First homebuyers face plenty of challenges getting into the property market, the first and foremost being affordability.
First homebuyers face plenty of challenges getting into the property market, the first and foremost being affordability. But some first homebuyers have found that investing in property is a viable alternative, as it allows you to take your first step on to the property ladder, while someone else pays your mortgage for you.
According to ABS data released this week, the proportion of mortgages going to first-home buyers in June slipped to just 16% of all loans.
There’s no denying that the number of first homebuyers in the property market is declining, largely as a result of the FHOG grant dropping back down to $7,000 (from $14,000) late last year. Rising interest rates haven’t helped the situation either, with six rate hikes flowing through since October last year.
But these factors haven’t put the brakes on first-timers entering the market entirely. Instead, those facing affordability issues are being forced to look outside of the box for viable alternatives – and investing in property is one such option that seems to be gaining popularity.
It was the large number of tax incentives available to landlords that encouraged would-be first homebuyer Peter to turn his attention towards an investment property, rather than a home to live in.
Peter, 22, had simple motivations for buying property. “I wanted to try and get ahead and the property market seemed like a good option, especially with the fall in the economy and the low interest rates in 2009,” he explains.
Initially, Peter concedes, he didn’t know much about tax and property. But during the course of his research he came across a website, nbetax.com
, which explains many of the tax and depreciation benefits of property investing.
“The site provided an estimate on what I could claim and what it could mean to me from a cash flow perspective, which made me realise that an investment property was something I needed to look into,” he says.
Mid-way through 2009, Peter devised a savings plan to help him save. Without the FHOG to rely on – as it’s only available to buyers who wish to live in the property – Peter had to gather enough money to cover the deposit and associated buying costs.
“Like a lot of kids at school, I started out with a Dollarmite account where you would bank a couple of dollars pocket money each week, and it really helped me learn how to save to reach a goal,” he says.
Once his deposit was in order, Peter began researching apartments and townhouses in the Hurstville area of Sydney.
“I looked at houses but decided that a unit wouldn’t tie me down as much – I didn’t want to be leashed to a big mortgage at too young an age, so an apartment seemed like a good compromise,” he says.
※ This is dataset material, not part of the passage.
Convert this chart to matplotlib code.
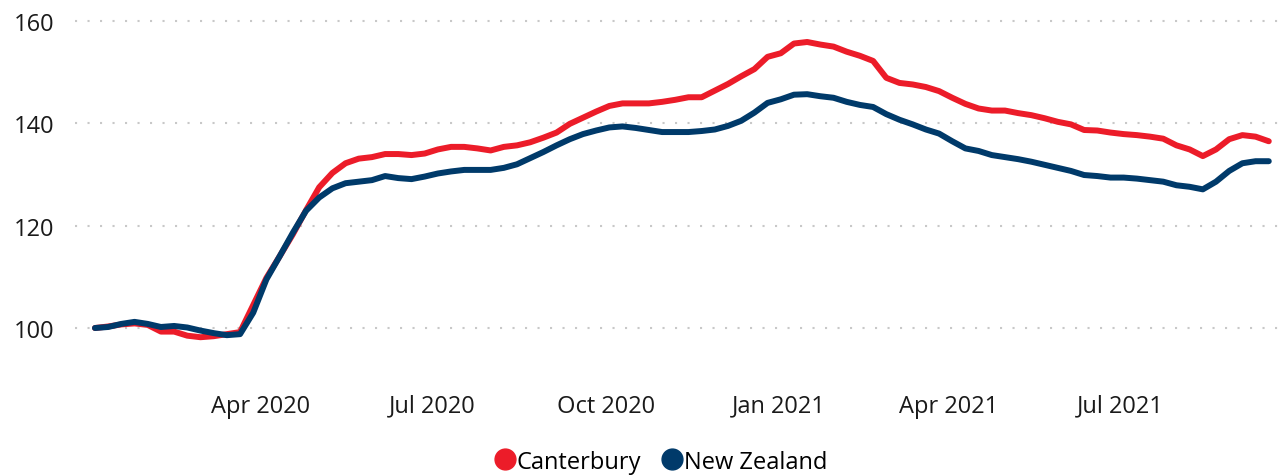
import numpy as np
import pandas as pd
import matplotlib
matplotlib.use('Agg')
from matplotlib import pyplot as plt
import matplotlib.dates as mdates
from matplotlib.lines import Line2D

plt.rcParams['font.family'] = ['Open Sans', 'DejaVu Sans']

# weekly index values, first week of Jan 2020 = 100
weeks = pd.date_range('2020-01-04', periods=90, freq='7D')

canterbury = [
    100.0, 100.3, 100.7, 100.9, 100.6, 99.3, 99.3, 98.5, 98.2, 98.4,
    98.8, 99.2, 104.5, 109.8, 114.0, 118.3, 123.0, 127.5, 130.3, 132.2,
    133.1, 133.4, 134.0, 134.0, 133.8, 134.1, 134.9, 135.4, 135.4, 135.1,
    134.7, 135.4, 135.7, 136.3, 137.2, 138.2, 139.9, 141.1, 142.3, 143.4,
    143.9, 143.9, 143.9, 144.2, 144.6, 145.1, 145.1, 146.4, 147.7, 149.2,
    150.6, 153.0, 153.7, 155.6, 155.9, 155.4, 155.0, 154.0, 153.2, 152.2,
    148.9, 147.9, 147.6, 147.1, 146.3, 145.0, 143.8, 142.9, 142.5, 142.5,
    142.0, 141.6, 141.0, 140.3, 139.8, 138.7, 138.6, 138.2, 137.9, 137.7,
    137.4, 137.0, 135.7, 134.9, 133.6, 134.9, 136.9, 137.7, 137.4, 136.5,
]
new_zealand = [
    100.0, 100.2, 100.8, 101.2, 100.8, 100.2, 100.4, 100.1, 99.5, 99.0,
    98.6, 98.8, 103.0, 109.5, 114.0, 118.6, 122.9, 125.5, 127.3, 128.3,
    128.6, 128.9, 129.7, 129.3, 129.1, 129.6, 130.2, 130.6, 130.9, 130.9,
    130.9, 131.3, 132.0, 133.2, 134.4, 135.7, 136.9, 137.9, 138.6, 139.2,
    139.4, 139.1, 138.7, 138.3, 138.3, 138.3, 138.5, 138.8, 139.5, 140.5,
    142.1, 144.0, 144.7, 145.6, 145.7, 145.3, 145.0, 144.2, 143.6, 143.2,
    141.8, 140.7, 139.8, 138.8, 138.0, 136.5, 135.1, 134.6, 133.8, 133.4,
    133.0, 132.5, 131.9, 131.3, 130.7, 129.9, 129.7, 129.4, 129.4, 129.2,
    128.9, 128.6, 127.9, 127.6, 127.1, 128.6, 130.7, 132.2, 132.6, 132.6,
]

red = '#EC1C29'
navy = '#003A6A'

fig = plt.figure(figsize=(12.82, 4.77), dpi=100)
ax = fig.add_axes([0.0585, 0.1987, 0.94, 0.7766])

ax.plot(weeks, canterbury, color=red, lw=4.3, solid_capstyle='round', solid_joinstyle='round')
ax.plot(weeks, new_zealand, color=navy, lw=4.3, solid_capstyle='round', solid_joinstyle='round')

ax.set_ylim(89.6, 162)
ax.set_yticks([100, 120, 140, 160])
ax.set_xlim(weeks[0] - pd.Timedelta(days=10.6), weeks[-1] + pd.Timedelta(days=6))
ax.set_xticks(pd.to_datetime(['2020-04-01', '2020-07-01', '2020-10-01',
                              '2021-01-01', '2021-04-01', '2021-07-01']))
ax.xaxis.set_major_formatter(mdates.DateFormatter('%b %Y'))

ax.grid(axis='y', color='#c8c8c8', lw=1.5, linestyle=(0, (1, 5)))
ax.set_axisbelow(True)
for s in ax.spines.values():
    s.set_visible(False)
ax.tick_params(axis='both', length=0, labelsize=17, colors='#1a1a1a')
ax.tick_params(axis='y', pad=15)
ax.tick_params(axis='x', pad=9)

handles = [Line2D([], [], ls='', marker='o', ms=15, color=red),
           Line2D([], [], ls='', marker='o', ms=15, color=navy)]
fig.legend(handles, ['Canterbury', 'New Zealand'], loc='center', bbox_to_anchor=(0.516, 0.03),
           ncol=2, frameon=False, fontsize=17, handlelength=0.8, handletextpad=0.1,
           columnspacing=0.9)

fig.savefig('out.png', dpi=100)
“The most important thing for me was to be clear on my limit of $400,000 and not allowing myself to get caught up looking at properties that were well over my budget.”
In February 2010 Peter found a two-bedroom unit at St George, Hurstville that fit the bill: it offered attractive depreciation and tax benefits, and was priced within his target range. His offer of $385,000 was accepted and now he has his foot in the property market.
To those first homebuyers contemplating a switch to investing, Peter says you should go for it – once you’ve done plenty of research, of course.
“Researching into the hidden, additional costs of investing beforehand helped me to plan for what I needed to budget for, and what I could afford,” he says.